───── Provided data ─────

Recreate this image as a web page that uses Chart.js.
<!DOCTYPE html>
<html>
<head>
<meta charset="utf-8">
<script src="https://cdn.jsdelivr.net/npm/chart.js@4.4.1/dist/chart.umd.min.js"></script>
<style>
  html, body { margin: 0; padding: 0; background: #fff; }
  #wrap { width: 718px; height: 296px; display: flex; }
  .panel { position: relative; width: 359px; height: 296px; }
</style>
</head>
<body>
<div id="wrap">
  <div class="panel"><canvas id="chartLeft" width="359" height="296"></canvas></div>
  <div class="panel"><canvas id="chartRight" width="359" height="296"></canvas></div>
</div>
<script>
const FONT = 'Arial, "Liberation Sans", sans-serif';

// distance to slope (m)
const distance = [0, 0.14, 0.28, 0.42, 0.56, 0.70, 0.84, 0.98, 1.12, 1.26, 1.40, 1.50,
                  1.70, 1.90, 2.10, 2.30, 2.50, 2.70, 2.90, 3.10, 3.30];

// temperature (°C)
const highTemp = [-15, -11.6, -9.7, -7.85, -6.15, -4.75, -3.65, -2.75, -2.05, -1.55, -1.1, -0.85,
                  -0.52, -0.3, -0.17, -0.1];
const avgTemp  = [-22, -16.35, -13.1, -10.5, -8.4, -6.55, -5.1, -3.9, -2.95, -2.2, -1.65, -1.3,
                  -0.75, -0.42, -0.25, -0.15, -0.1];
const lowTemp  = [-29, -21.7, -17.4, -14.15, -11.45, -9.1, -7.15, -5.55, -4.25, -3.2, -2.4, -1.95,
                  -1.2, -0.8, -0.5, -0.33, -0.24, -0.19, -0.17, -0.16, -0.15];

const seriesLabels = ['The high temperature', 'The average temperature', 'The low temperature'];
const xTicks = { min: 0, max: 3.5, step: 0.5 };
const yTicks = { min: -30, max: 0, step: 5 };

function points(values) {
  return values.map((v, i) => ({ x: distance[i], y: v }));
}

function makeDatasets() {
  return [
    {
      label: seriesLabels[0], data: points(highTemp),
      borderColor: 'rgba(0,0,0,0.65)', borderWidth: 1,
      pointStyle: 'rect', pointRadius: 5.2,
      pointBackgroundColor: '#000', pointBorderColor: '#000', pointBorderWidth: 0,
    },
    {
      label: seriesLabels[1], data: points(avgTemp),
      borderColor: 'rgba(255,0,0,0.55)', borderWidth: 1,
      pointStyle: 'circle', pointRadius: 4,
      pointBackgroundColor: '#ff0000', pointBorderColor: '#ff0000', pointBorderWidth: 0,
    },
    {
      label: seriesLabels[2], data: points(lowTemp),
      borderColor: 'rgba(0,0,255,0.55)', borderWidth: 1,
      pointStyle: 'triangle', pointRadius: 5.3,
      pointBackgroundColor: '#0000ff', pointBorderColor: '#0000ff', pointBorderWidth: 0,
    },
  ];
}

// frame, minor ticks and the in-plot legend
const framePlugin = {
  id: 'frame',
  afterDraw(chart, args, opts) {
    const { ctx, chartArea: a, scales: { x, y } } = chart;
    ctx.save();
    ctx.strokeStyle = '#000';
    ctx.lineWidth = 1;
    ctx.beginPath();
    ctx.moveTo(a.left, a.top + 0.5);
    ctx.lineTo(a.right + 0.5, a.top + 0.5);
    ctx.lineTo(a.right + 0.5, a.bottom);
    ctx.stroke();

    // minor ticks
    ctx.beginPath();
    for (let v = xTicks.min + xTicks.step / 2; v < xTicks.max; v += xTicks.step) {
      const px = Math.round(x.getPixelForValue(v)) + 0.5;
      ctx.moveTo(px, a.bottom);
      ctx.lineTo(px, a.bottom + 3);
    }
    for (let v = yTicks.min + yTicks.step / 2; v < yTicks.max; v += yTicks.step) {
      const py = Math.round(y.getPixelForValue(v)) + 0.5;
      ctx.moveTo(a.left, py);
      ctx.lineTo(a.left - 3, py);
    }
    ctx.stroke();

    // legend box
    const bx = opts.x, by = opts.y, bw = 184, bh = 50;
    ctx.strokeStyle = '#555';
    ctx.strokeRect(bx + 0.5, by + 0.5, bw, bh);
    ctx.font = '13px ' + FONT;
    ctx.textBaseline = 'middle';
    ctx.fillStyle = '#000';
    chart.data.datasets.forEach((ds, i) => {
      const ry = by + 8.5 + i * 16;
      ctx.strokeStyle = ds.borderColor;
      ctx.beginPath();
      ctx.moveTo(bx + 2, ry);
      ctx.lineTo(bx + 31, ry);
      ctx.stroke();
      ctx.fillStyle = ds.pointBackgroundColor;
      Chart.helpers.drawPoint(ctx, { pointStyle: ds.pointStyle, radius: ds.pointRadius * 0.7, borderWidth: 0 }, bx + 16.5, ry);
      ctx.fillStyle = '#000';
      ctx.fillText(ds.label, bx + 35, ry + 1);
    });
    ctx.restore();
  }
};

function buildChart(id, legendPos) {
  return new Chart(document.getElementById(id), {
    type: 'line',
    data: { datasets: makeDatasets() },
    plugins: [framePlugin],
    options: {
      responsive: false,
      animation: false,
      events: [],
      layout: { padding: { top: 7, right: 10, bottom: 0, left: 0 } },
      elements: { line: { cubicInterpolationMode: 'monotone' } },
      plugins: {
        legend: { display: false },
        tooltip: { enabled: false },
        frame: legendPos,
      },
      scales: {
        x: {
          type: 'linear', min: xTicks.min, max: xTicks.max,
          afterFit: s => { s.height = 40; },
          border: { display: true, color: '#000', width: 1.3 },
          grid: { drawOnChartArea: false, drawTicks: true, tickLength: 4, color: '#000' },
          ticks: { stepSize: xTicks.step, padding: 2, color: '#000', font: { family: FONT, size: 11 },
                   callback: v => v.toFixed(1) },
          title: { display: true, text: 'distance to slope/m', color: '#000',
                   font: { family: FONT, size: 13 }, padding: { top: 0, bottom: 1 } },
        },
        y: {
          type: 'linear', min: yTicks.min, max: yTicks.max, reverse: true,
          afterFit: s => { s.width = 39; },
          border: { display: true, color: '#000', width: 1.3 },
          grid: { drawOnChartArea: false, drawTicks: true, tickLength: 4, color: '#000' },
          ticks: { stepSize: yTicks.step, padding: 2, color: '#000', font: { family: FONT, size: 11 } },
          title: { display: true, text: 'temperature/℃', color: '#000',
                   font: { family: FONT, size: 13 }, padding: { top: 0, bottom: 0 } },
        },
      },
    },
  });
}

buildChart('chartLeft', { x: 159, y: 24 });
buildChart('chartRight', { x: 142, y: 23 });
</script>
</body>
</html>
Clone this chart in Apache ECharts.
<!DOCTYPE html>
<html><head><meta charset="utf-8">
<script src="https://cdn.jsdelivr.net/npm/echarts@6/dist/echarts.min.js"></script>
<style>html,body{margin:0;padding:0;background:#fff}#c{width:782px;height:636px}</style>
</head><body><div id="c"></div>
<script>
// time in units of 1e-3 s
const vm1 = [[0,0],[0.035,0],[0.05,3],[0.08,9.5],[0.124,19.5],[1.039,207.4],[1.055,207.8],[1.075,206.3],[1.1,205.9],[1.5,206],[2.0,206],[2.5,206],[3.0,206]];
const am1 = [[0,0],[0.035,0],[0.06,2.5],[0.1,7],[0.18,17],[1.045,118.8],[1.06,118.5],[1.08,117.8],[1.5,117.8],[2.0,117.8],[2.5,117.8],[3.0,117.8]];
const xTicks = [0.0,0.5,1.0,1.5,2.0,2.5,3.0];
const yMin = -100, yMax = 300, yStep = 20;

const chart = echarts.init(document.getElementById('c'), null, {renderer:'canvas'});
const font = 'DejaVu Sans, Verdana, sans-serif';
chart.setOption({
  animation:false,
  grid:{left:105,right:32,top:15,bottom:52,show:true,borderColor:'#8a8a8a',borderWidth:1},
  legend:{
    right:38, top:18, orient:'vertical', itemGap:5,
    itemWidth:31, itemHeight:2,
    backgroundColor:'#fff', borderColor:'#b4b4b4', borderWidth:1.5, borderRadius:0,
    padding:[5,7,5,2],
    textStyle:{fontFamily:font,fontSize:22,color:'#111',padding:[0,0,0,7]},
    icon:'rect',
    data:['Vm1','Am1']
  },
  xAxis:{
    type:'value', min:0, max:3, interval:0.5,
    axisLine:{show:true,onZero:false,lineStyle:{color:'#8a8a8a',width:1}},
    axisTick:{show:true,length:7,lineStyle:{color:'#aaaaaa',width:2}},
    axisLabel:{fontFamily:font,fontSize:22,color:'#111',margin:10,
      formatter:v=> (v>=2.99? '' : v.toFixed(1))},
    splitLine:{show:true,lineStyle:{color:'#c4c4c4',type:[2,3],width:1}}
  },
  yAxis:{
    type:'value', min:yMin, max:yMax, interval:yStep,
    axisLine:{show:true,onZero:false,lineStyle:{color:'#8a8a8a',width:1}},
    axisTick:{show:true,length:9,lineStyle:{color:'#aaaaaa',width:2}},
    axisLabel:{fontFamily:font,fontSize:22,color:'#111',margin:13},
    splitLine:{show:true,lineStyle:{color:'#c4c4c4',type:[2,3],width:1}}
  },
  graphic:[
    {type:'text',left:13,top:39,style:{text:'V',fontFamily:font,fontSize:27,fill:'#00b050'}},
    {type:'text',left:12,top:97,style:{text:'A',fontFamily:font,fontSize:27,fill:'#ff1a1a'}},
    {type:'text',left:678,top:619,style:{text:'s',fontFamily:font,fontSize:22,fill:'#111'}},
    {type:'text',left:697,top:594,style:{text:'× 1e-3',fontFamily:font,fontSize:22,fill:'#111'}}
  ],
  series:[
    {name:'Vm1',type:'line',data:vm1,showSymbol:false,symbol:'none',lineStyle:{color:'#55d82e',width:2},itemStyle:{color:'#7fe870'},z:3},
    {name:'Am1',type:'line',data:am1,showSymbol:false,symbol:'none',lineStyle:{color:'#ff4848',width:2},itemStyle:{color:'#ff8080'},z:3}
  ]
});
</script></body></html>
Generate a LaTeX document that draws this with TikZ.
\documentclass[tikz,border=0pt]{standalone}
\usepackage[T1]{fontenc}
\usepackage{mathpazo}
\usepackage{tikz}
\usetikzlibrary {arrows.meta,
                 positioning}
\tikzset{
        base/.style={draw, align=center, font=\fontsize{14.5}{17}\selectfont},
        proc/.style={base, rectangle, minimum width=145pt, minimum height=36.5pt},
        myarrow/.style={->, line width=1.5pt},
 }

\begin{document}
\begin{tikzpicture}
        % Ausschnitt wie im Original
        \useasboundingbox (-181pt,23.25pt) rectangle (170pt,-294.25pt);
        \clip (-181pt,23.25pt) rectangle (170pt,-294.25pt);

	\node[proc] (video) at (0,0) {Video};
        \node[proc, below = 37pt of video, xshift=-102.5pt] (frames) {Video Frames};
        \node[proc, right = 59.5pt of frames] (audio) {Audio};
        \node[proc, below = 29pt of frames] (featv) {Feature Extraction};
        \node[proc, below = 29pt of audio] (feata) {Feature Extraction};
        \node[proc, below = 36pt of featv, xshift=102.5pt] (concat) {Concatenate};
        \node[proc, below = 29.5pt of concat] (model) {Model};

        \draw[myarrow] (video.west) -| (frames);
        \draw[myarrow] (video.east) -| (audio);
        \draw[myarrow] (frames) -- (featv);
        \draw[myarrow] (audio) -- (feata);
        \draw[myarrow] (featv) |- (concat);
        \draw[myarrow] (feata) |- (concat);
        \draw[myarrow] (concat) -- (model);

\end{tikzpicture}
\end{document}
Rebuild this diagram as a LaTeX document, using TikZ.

─────

## Do this:
Only lines with the word "that" should be collected from the material.

## Written response:
Recreate this image as a web page that uses Chart.js.
Generate a LaTeX document that draws this with TikZ.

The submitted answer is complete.